You expect my uterus to do WHAT?!?!











The rest of the appointment was total fuucking crap. What a waste of my time.

First of all, it was exactly an HOUR after my appt time when they called me back there. In that hour, they printed off my medical history and had me look over it to see if I needed any corrections. Um, ok. I’ve never had to do that before, but w/e.

My medical history was so screwed up. They left my brother’s chron’s disease off, they switched the smoking and drinking questions and had wrong values in for them.

So I was called back. The nurse (with my medical history right in front of her) asked when my last period was. I told her. She replied with “Are you sure you’re not pregnant?” :headdesk: See that line right there with last week’s date? Yeah, that’s a quant beta draw. So unless I got ku in the last week, yeah, i’m pretty sure. (I actually replied with a sweet “As of last Thursday’s beta I wasn’t” She replied with “Oh, so your cycles aren’t regular then?” :headdesk: “You fucking idiot, that’s why on my medical history my cycle length is noted at “at minimum 30 days, but varies greatly” (Sweet replied: “No, that’s partially why I’m here”)

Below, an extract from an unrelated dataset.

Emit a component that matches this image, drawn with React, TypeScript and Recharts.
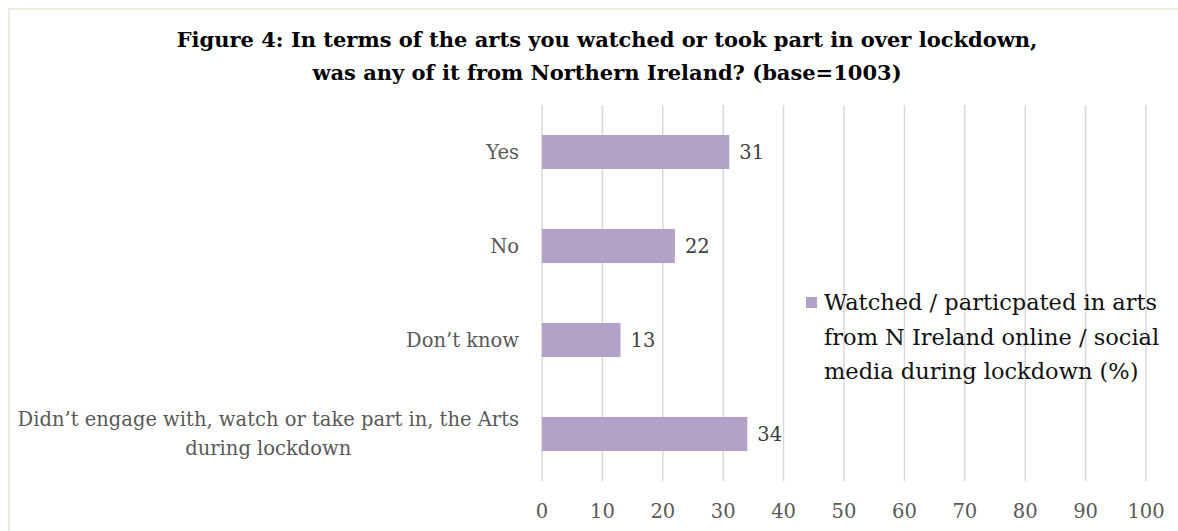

She went over some other stuff but then left me with the gown of doom.

Doctor comes in and says “so tell me about yourself”

I give him my basic history, when i went on the pill, when I went off, etc etc. He says “when was your last period?” I told him. He replied with “are you sure you’re not pregnant?” (Ok at this point I’m going to fucking kill someone). I reminded him about the beta and he says “and it was negative?”

Well then to summarize what he says next basically boils down to “I’m going to recommend you see an RE and come back to me when you’re pregnant”.

To go a little more in detail he said “you’re not ovulating because you’re overweight and i could give you clomid, but since you’re overweight I can’t monitor you that well” He then went into describing how clomid works (really? it tricks your body into producing estrogen? Do tell me more!) and repeated himself about not being able to help me in his office a couple more times. I countered with “well, I’m going to check with my insurance, but if an RE is not covered, what are we going to do?” He kind of sighed, gave me a face and replied with “Well, I suppose we could try it anyways and do the best we can here”.

Yeah, thanks.

He then repeated himself again about “if you were my daughter, I’d tell you to go see a RE and come back to me when you’re pregnant”.

He then asked “so are we going to do a pelvic exam today?”

No, you fuucking idiot, I’m wearing this awful gown because frankly, it turns me on.

He felt me up, probed me down and commented “You’ve got a great looking cervix” He took of his gloves, shook my hand and then told me to get dressed.

When I left, he handed me the standard drug info sheet for clomid and a horribly cheesy looking pamphlet ((c) 2000) entitled: “Evaluating Infertility”

Such was my afternoon.



krazykids says:

Fun.
~smilelari~



Kate says:

Yikes, perhaps a new OBGYN? I have PCOS and my doc has told me if I lose weight I’ll get pregnant. When I got pregnant she credited my “weight loss” when I’d only lost five pounds. Go figure.